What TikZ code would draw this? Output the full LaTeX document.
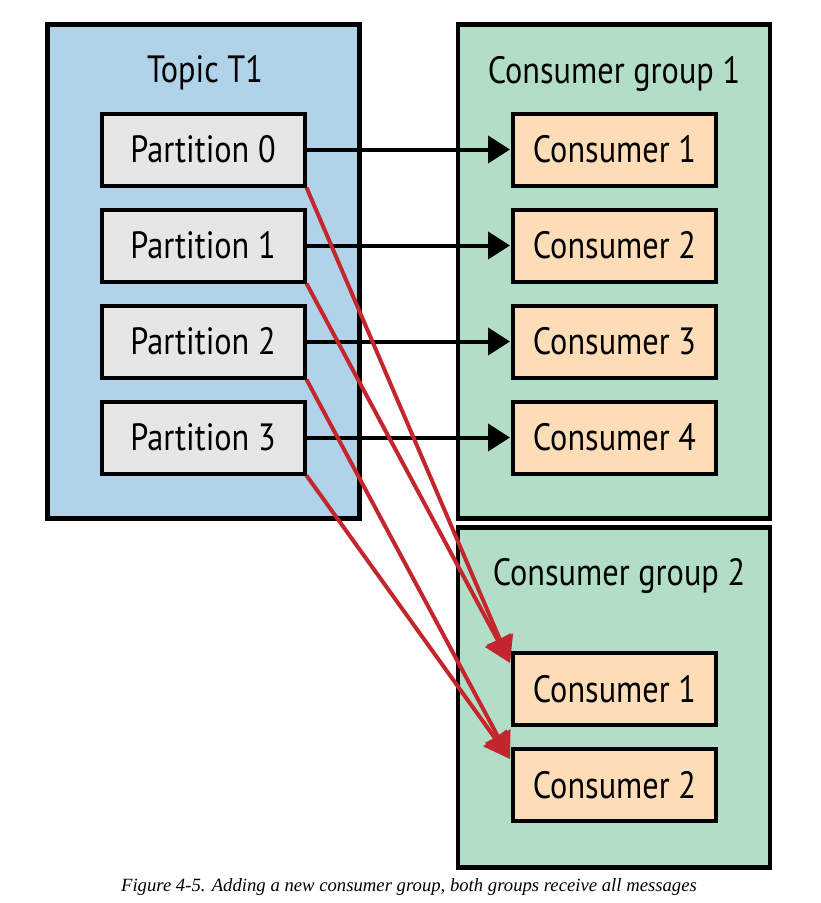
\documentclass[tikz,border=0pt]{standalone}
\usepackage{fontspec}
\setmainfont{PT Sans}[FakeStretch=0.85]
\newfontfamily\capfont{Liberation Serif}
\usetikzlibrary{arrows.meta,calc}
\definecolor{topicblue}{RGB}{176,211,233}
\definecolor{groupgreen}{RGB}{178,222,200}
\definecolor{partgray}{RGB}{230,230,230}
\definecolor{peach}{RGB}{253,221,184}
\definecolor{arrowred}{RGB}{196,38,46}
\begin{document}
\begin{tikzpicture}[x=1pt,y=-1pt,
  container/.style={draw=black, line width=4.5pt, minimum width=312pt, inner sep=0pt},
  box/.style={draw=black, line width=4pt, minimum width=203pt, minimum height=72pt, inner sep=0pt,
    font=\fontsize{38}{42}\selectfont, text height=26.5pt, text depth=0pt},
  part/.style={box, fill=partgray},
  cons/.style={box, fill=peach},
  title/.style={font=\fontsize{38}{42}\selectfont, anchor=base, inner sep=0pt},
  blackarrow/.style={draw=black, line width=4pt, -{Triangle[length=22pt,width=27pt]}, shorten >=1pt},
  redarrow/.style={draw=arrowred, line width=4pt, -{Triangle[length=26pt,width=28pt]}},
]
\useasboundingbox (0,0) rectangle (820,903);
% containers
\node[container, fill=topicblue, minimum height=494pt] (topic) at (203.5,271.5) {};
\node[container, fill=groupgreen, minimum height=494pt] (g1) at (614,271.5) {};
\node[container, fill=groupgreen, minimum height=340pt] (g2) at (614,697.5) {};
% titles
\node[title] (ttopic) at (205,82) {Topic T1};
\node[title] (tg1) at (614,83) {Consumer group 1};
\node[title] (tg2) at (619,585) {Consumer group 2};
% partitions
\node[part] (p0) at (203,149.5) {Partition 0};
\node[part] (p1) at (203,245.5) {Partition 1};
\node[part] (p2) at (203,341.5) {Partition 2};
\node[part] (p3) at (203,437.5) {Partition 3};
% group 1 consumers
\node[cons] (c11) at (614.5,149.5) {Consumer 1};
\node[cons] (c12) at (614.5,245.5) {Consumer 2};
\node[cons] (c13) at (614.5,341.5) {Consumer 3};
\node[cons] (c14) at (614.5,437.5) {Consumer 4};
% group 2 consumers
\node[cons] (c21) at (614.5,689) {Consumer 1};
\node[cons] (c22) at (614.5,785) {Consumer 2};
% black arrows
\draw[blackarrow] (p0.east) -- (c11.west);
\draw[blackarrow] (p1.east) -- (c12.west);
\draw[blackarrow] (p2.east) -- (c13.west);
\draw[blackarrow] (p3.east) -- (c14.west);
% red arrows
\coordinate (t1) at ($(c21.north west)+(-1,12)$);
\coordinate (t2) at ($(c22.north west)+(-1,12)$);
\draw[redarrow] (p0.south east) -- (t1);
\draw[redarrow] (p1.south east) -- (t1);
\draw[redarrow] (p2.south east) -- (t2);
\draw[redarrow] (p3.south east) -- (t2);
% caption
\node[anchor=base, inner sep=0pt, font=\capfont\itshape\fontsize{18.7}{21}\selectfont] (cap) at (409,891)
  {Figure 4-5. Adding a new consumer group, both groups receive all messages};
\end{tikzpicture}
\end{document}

◆ GOAL ◆
Reproduce every line above as written, skipping pictures.

◆ RESPONSE ◆
What TikZ code would draw this? Output the full LaTeX document.
\documentclass[tikz,border=0pt]{standalone}
\usepackage{fontspec}
\setmainfont{PT Sans}[FakeStretch=0.85]
\newfontfamily\capfont{Liberation Serif}
\usetikzlibrary{arrows.meta,calc}
\definecolor{topicblue}{RGB}{176,211,233}
\definecolor{groupgreen}{RGB}{178,222,200}
\definecolor{partgray}{RGB}{230,230,230}
\definecolor{peach}{RGB}{253,221,184}
\definecolor{arrowred}{RGB}{196,38,46}
\begin{document}
\begin{tikzpicture}[x=1pt,y=-1pt,
  container/.style={draw=black, line width=4.5pt, minimum width=312pt, inner sep=0pt},
  box/.style={draw=black, line width=4pt, minimum width=203pt, minimum height=72pt, inner sep=0pt,
    font=\fontsize{38}{42}\selectfont, text height=26.5pt, text depth=0pt},
  part/.style={box, fill=partgray},
  cons/.style={box, fill=peach},
  title/.style={font=\fontsize{38}{42}\selectfont, anchor=base, inner sep=0pt},
  blackarrow/.style={draw=black, line width=4pt, -{Triangle[length=22pt,width=27pt]}, shorten >=1pt},
  redarrow/.style={draw=arrowred, line width=4pt, -{Triangle[length=26pt,width=28pt]}},
]
\useasboundingbox (0,0) rectangle (820,903);
% containers
\node[container, fill=topicblue, minimum height=494pt] (topic) at (203.5,271.5) {};
\node[container, fill=groupgreen, minimum height=494pt] (g1) at (614,271.5) {};
\node[container, fill=groupgreen, minimum height=340pt] (g2) at (614,697.5) {};
% titles
\node[title] (ttopic) at (205,82) {Topic T1};
\node[title] (tg1) at (614,83) {Consumer group 1};
\node[title] (tg2) at (619,585) {Consumer group 2};
% partitions
\node[part] (p0) at (203,149.5) {Partition 0};
\node[part] (p1) at (203,245.5) {Partition 1};
\node[part] (p2) at (203,341.5) {Partition 2};
\node[part] (p3) at (203,437.5) {Partition 3};
% group 1 consumers
\node[cons] (c11) at (614.5,149.5) {Consumer 1};
\node[cons] (c12) at (614.5,245.5) {Consumer 2};
\node[cons] (c13) at (614.5,341.5) {Consumer 3};
\node[cons] (c14) at (614.5,437.5) {Consumer 4};
% group 2 consumers
\node[cons] (c21) at (614.5,689) {Consumer 1};
\node[cons] (c22) at (614.5,785) {Consumer 2};
% black arrows
\draw[blackarrow] (p0.east) -- (c11.west);
\draw[blackarrow] (p1.east) -- (c12.west);
\draw[blackarrow] (p2.east) -- (c13.west);
\draw[blackarrow] (p3.east) -- (c14.west);
% red arrows
\coordinate (t1) at ($(c21.north west)+(-1,12)$);
\coordinate (t2) at ($(c22.north west)+(-1,12)$);
\draw[redarrow] (p0.south east) -- (t1);
\draw[redarrow] (p1.south east) -- (t1);
\draw[redarrow] (p2.south east) -- (t2);
\draw[redarrow] (p3.south east) -- (t2);
% caption
\node[anchor=base, inner sep=0pt, font=\capfont\itshape\fontsize{18.7}{21}\selectfont] (cap) at (409,891)
  {Figure 4-5. Adding a new consumer group, both groups receive all messages};
\end{tikzpicture}
\end{document}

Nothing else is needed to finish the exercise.